Sometimes the dance gets stuck.
Going back to my ballroom dancing lessons, if I had tried to lead the instructor, we would have been fighting against each other. We would both be frustrated, exhausted and unfulfilled. I would certainly be anxious, probably angry that it was not working. You see, it’s very difficult to direct a student or child who is taking the lead.
A leader who is moved to care will feel guilty even if it is not their fault the dance is not working. And the child or student, the dependent will feel shame. It feels like they are the cause of why the dance does not work. We don’t have to agree with these emotions, but they are very important because they move us back into our roles of leading and depending.
What then has gone wrong?
The first is a lack of leadership. Often when you see the young teacher first enter a classroom, they have this look of being blinded by the lights. They are wondering what am I supposed to do? If you walk into the class like you are lost, you won’t be able to manage these kids and you’ll have no idea what happened.
The teacher has to enter the class like they own the class. They enter like their the answer! Not that they have the answers, the children can all beat them with Google these days, but that they are the answer to setting the students orientation and to the invitation to exist in their presence.
Many leaders today have lost the confidence in themselves to invite another person to depend on them. We have a explosion of parenting and leadership courses, discipleship courses, simply because we don’t know how to be the answer anymore. We don’t know how to lead.
Another reason is that dependence is very vulnerable. If the leader uses fear or shame that will not invite dependence at all. Perhaps the dependent is very sensitive and needs a lot more invitation to build the relationship.
For us as adults, giving our trust to another is very hard for us to do. If you think about how we have moved into the suburbs, each one of us has our own kingdom where we have no need to be reliant on our neighbors. Dependence is unthinkable.
We now even resist dependence at work, moving from job to job at any sign of discontent. We simply do not trust those that lead us anymore.
When we look at the life of Jesus, we see a complete non-anxious presence, He was dependent, He trusted God. But when I look at the life of most pastors, I don’t see that same posture. They are worried, anxious, frustrated, exhausted, angry micromanagers, trying to create this certain kind of church or community. They are not dependent on God at all. They are not at rest.
A context of relationship gives space for growth.
No matter who the leader is, perhaps a parent, a teacher, a coach, a pastor, even God. The one who leads, invites dependence and thus makes space for the heart of the dependent to soften. Growth can then unfold.

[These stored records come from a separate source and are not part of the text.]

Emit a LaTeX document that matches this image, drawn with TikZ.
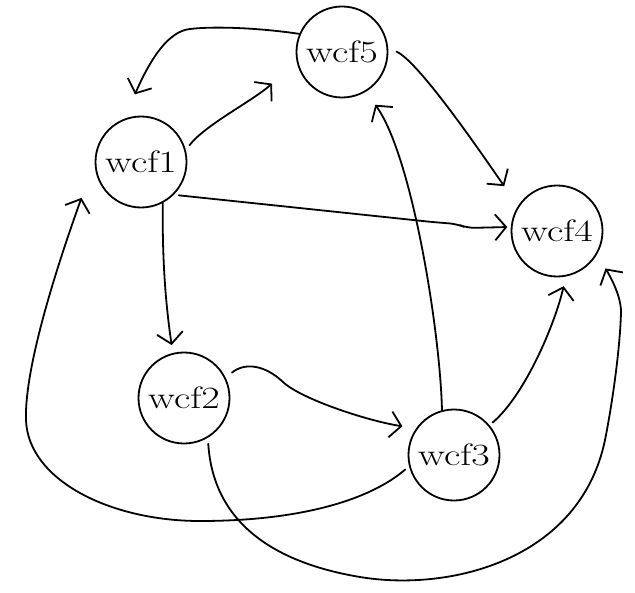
\documentclass[tikz,border=0pt]{standalone}
\usepackage{fontspec}
\usepackage{graphicx}
\usetikzlibrary{arrows.meta}
% labels are set a little wider than the font's natural width
\newcommand\statelabel[1]{\scalebox{1.3}[1]{#1}}
\begin{document}
\begin{tikzpicture}[x=1bp,y=-1bp,
  state/.style={circle,draw,line width=1.8bp,minimum size=91bp,inner sep=0pt,
                font=\fontsize{31}{37}\selectfont},
  edge/.style={line width=1.8bp,line cap=round,
               -{Straight Barb[length=11bp,width=26bp,line width=1.8bp]}}]
\useasboundingbox (0,0) rectangle (635,593);

% states
\node[state] (wcf1) at (141,162) {\statelabel{wcf1}};
\node[state] (wcf2) at (184,398) {\statelabel{wcf2}};
\node[state] (wcf3) at (454,455) {\statelabel{wcf3}};
\node[state] (wcf4) at (557,231) {\statelabel{wcf4}};
\node[state] (wcf5) at (342,52)  {\statelabel{wcf5}};

% wcf5 -> wcf1 (over the top)
\draw[edge,shorten >=26.5bp] (wcf5.157)
  .. controls (260,28) and (215,26) .. (190,29)
  .. controls (170,31) and (152,55) .. (wcf1.111);

% wcf1 -> wcf5
\draw[edge,shorten <=6bp,shorten >=33bp] (wcf1.15)
  .. controls (205,125) and (252.8,100.8) .. (wcf5.192);

% wcf5 -> wcf4
\draw[edge,shorten <=9bp,shorten >=24bp] (wcf5.5)
  .. controls (420,62) and (490,166) .. (wcf4.147);

% wcf1 -> wcf4
\draw[edge,shorten <=5bp,shorten >=3.5bp,rounded corners=8bp] (wcf1.-45)
  -- (290,207) -- (432,222) -- (457,224) -- (467,228) -- (wcf4.175);

% wcf1 -> wcf2
\draw[edge,shorten >=8bp] (wcf1.298)
  .. controls (162,270) and (167.2,314.3) .. (wcf2.104);

% wcf3 -> wcf1 (round the left side)
\draw[edge,shorten <=5bp,shorten >=39bp] (wcf3.194)
  .. controls (370,500) and (300,521) .. (200,521)
  .. controls (110,521) and (28,480) .. (26,420)
  .. controls (24,360) and (67.5,237) .. (wcf1.179);

% wcf2 -> wcf3
\draw[edge,shorten <=8bp,shorten >=13.7bp] (wcf2.26)
  .. controls (245,362) and (265,365) .. (283,382)
  .. controls (301,399) and (367.5,420.9) .. (wcf3.145);

% wcf2 -> wcf4 (under the bottom)
\draw[edge,shorten <=6bp,shorten >=16.5bp] (wcf2.301)
  .. controls (213,520) and (270,562) .. (360,577)
  .. controls (450,592) and (580,560) .. (605,440)
  .. controls (612,405) and (620,350) .. (621,312)
  .. controls (621,295) and (609.5,275.3) .. (wcf4.330);

% wcf3 -> wcf4
\draw[edge,shorten <=4bp,shorten >=9.9bp] (wcf3.40)
  .. controls (525,395) and (555,324) .. (wcf4.281);

% wcf3 -> wcf5
\draw[edge,shorten >=16bp] (wcf3.105)
  .. controls (440,330) and (412,155.8) .. (wcf5.301);
\end{tikzpicture}
\end{document}
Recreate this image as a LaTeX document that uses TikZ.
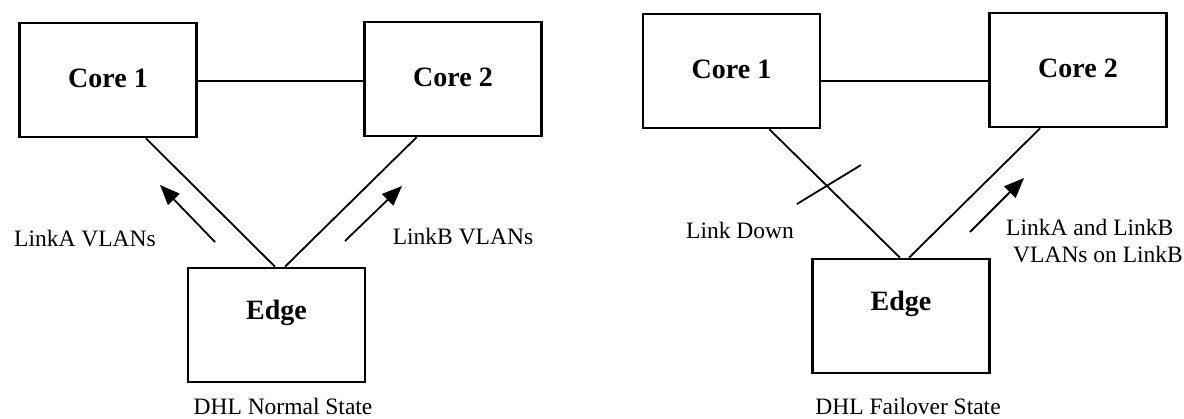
\documentclass[tikz,border=0pt]{standalone}
\usepackage{fontspec}
\setmainfont{Liberation Serif}
\usetikzlibrary{arrows.meta}
\begin{document}
\begin{tikzpicture}[x=1pt,y=-1pt,
  box/.style={draw, line width=2.6pt, minimum width=177pt, minimum height=114pt, inner sep=0pt},
  bold/.style={font=\fontsize{28}{32}\selectfont\bfseries},
  txt/.style={font=\fontsize{23.5}{27}\selectfont, inner sep=0pt},
  link/.style={line width=1.8pt},
  thin/.style={line width=1.3pt},
  flow/.style={line width=1.8pt, -{Triangle[length=20pt,width=16pt]}}]
\useasboundingbox (0,0) rectangle (1184,419);
% ---------- left: normal state ----------
\node[box, label={[bold,yshift=2pt]center:Core 1}] (c1) at (108,80) {};
\node[box, label={[bold,yshift=2pt]center:Core 2}] (c2) at (453,79) {};
\node[box, label={[bold,yshift=12pt]center:Edge}] (e1) at (276.5,325) {};
\draw[thin] ([yshift=-1pt]c1.east) -- ([yshift=-1pt]c1.east -| c2.west);
\draw[link] (c1.-57) -- ([xshift=-1.5pt]e1.north);
\draw[link] (c2.-122) -- ([xshift=8.5pt]e1.north);
\coordinate (a1s) at (215,242); \coordinate (a1e) at (160,185);
\coordinate (a2s) at (345,241); \coordinate (a2e) at (402,186);
\draw[flow] (a1s) -- (a1e);
\draw[flow] (a2s) -- (a2e);
\node[txt] (la) at (85,239) {LinkA VLANs};
\node[txt] (lb) at (463,237) {LinkB VLANs};
\node[txt] (t1) at (283,406) {DHL Normal State};
% ---------- right: failover state ----------
\node[box, label={[bold,yshift=2pt]center:Core 1}] (d1) at (731.5,71) {};
\node[box, label={[bold,yshift=2pt]center:Core 2}] (d2) at (1078,70) {};
\node[box, label={[bold,yshift=12pt]center:Edge}] (e2) at (901,316) {};
\draw[thin] ([yshift=-10pt]d1.east) -- ([yshift=-10pt]d1.east -| d2.west);
\draw[link] (d1.-57) -- ([xshift=-1pt]e2.north);
\draw[link] (d2.-123) -- ([xshift=8pt]e2.north);
\coordinate (x1) at (797,204); \coordinate (x2) at (861,165);
\draw[link] (x1) -- (x2);
\coordinate (a3s) at (970,232); \coordinate (a3e) at (1024,178);
\draw[flow] (a3s) -- (a3e);
\node[txt] (ld) at (740,230) {Link Down};
\node[txt, anchor=west, align=left] (lab) at (1006,241) {LinkA and LinkB\\\hspace{7pt}VLANs on LinkB};
\node[txt] (t2) at (908,406) {DHL Failover State};
\end{tikzpicture}
\end{document}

In our families, our churches and communities, we don’t need more programs or methods or more instruction. The leader invites the relationship, they invite the dependence of those they are responsible for. And then the dependent is moved by that invitation to find their place of rest within that relationship. This is a place that we are not anxious, where we feel satisfied and fulfilled. This is the hierarchical relationship that makes space for growth to unfold.